— start —

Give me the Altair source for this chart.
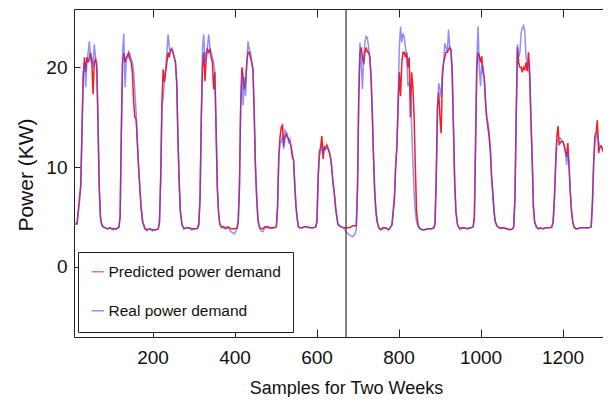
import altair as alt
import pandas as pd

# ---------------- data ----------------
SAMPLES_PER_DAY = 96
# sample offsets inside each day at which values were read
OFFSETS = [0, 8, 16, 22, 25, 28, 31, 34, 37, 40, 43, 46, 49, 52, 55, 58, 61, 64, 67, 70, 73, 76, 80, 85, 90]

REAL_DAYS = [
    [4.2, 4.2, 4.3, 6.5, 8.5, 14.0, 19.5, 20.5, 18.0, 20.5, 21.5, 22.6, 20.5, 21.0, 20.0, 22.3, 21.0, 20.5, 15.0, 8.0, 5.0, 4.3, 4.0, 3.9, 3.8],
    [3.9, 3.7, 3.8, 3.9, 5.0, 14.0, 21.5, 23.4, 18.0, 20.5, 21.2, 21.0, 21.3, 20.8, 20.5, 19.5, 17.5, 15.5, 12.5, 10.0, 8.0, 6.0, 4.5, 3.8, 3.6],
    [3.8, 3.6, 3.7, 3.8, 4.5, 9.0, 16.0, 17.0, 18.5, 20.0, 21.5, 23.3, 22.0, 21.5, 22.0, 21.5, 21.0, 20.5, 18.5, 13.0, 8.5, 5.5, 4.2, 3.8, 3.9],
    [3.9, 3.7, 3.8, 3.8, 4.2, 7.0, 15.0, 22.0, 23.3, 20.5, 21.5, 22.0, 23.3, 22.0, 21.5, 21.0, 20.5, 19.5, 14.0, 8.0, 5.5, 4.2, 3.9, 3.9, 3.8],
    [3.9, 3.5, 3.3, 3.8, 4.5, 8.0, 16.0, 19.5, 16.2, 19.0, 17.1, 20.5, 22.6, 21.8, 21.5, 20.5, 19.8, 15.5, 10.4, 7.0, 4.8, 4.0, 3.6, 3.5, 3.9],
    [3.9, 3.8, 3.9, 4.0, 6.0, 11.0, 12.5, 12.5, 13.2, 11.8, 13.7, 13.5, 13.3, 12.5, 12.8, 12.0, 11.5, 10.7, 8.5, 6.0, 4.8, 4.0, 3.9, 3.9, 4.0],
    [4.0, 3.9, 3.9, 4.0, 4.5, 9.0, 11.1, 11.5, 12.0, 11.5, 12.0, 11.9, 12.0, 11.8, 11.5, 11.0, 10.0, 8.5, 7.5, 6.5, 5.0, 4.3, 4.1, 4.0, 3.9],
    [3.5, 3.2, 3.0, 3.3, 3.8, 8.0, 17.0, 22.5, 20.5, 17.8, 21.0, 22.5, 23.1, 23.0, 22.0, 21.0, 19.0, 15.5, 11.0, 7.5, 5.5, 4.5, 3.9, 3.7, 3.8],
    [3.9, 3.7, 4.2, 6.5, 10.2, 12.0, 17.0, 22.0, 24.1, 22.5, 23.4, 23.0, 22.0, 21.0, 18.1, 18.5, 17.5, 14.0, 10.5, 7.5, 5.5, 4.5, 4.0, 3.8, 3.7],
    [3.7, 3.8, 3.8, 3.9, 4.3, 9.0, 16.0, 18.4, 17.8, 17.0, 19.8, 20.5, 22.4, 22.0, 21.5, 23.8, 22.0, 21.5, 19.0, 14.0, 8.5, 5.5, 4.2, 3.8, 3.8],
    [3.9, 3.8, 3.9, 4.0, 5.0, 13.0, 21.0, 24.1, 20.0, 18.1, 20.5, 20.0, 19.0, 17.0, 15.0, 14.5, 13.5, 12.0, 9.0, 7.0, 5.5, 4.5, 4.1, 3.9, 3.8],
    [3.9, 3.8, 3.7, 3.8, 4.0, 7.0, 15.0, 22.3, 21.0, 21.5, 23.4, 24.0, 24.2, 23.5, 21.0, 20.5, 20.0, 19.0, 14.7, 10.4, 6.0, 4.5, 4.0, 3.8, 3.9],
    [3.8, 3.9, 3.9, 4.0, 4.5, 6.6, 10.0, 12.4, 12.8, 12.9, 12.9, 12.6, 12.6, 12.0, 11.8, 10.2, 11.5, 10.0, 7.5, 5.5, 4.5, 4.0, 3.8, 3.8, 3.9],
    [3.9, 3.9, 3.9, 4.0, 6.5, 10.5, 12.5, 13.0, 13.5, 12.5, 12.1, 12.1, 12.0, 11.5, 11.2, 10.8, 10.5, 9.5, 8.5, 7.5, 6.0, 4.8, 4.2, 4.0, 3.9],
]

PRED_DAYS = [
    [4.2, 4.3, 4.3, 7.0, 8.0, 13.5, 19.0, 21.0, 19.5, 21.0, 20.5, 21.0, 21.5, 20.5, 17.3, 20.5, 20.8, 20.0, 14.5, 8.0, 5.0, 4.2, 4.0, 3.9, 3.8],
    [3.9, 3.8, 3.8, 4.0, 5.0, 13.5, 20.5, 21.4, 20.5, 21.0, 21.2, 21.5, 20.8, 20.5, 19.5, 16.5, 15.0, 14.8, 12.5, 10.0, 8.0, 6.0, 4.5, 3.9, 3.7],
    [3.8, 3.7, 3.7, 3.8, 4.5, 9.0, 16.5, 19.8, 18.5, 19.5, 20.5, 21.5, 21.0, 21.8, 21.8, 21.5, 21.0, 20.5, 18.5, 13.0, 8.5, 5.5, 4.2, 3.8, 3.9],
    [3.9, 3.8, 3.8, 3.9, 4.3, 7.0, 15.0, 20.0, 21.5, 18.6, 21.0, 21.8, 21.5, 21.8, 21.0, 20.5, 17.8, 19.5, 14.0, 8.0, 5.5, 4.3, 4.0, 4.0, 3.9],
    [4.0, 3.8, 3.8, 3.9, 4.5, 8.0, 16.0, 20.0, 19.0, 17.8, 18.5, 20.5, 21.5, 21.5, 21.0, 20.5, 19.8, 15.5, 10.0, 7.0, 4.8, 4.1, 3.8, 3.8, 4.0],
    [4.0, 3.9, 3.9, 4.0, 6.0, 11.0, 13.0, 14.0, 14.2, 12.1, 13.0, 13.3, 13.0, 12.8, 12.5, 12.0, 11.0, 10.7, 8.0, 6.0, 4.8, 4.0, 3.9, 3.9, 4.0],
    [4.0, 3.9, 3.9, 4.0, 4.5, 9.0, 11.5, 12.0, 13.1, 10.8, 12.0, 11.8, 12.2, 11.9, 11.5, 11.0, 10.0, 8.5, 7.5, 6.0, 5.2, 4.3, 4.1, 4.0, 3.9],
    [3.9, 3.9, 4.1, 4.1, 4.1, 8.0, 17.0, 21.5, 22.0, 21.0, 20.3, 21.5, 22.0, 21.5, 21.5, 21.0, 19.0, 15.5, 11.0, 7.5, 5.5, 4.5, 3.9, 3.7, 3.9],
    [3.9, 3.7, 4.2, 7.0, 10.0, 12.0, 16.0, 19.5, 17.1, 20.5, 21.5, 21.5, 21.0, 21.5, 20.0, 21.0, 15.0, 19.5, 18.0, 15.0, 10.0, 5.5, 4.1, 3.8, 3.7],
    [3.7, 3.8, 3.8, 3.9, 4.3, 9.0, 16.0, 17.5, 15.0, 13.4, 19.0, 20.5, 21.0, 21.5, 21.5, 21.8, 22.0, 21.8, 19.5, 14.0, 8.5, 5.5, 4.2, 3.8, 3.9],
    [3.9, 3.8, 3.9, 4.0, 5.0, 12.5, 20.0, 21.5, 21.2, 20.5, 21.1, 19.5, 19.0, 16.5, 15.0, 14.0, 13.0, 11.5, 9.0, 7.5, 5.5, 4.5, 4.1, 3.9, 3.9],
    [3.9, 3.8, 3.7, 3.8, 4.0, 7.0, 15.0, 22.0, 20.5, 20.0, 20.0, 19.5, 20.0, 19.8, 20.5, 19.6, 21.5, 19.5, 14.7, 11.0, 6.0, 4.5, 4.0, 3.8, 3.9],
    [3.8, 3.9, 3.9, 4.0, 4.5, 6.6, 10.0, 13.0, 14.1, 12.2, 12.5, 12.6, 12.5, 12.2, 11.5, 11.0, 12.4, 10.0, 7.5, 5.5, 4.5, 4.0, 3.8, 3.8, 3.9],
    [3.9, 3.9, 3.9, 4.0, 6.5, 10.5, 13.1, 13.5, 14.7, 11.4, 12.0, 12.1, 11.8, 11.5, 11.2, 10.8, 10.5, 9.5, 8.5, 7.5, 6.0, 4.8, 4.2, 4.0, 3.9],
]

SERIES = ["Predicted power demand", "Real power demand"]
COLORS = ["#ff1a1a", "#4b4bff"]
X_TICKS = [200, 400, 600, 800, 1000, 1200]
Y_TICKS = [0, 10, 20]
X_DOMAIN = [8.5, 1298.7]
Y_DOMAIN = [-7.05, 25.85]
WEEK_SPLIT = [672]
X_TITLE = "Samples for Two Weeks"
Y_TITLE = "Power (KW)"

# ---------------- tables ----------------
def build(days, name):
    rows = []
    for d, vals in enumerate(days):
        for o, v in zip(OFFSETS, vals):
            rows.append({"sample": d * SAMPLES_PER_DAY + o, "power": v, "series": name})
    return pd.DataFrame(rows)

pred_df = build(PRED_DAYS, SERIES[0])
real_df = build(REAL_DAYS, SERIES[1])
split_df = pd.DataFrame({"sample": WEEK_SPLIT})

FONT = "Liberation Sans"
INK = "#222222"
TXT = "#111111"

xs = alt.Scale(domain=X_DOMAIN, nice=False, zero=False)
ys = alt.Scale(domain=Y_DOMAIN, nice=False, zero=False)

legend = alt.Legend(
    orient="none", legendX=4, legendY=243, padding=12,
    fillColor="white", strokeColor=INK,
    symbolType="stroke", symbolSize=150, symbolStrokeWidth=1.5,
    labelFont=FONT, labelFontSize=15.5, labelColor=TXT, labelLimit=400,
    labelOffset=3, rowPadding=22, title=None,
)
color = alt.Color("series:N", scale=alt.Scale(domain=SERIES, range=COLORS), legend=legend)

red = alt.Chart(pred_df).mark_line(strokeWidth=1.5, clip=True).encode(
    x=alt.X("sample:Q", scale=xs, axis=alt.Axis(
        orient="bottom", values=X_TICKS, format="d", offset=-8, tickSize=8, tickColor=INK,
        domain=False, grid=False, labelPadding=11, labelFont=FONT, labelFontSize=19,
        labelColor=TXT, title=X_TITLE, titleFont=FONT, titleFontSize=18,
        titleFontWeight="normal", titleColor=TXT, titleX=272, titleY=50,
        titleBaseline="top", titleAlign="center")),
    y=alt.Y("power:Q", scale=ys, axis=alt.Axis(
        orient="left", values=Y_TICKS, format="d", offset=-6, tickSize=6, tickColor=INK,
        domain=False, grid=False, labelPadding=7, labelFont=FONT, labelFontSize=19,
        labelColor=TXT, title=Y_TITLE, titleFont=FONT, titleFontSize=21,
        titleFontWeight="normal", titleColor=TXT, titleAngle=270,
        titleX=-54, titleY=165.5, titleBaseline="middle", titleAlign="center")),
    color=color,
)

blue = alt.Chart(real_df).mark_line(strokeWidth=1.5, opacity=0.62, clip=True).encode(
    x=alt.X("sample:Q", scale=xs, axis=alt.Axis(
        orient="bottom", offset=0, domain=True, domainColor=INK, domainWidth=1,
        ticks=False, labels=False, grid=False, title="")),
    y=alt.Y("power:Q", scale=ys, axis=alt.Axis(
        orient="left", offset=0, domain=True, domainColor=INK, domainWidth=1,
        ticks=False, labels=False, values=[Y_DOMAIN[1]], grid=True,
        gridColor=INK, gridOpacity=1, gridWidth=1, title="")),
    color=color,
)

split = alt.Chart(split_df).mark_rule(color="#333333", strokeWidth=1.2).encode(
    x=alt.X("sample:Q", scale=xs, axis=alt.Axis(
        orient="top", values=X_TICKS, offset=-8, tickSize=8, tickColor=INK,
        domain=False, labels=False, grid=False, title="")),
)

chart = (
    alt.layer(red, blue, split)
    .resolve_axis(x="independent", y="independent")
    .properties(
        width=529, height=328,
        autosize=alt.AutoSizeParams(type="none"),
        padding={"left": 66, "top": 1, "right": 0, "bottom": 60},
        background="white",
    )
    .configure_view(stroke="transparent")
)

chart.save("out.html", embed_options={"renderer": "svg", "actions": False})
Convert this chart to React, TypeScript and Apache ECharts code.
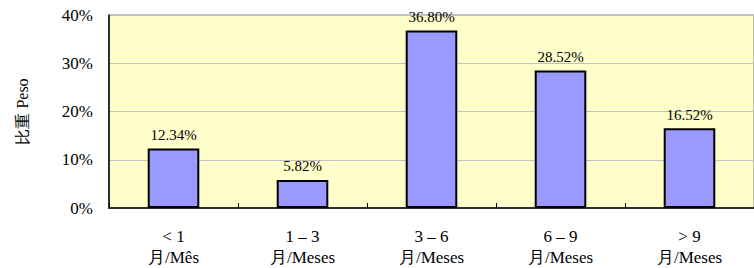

— end —

[What this task involves] Reproduce the records word for word, please, from their first line up to and including the line that contains "import pandas as pd", but no pictures.

[Worked solution]
Give me the Altair source for this chart.
import altair as alt
import pandas as pd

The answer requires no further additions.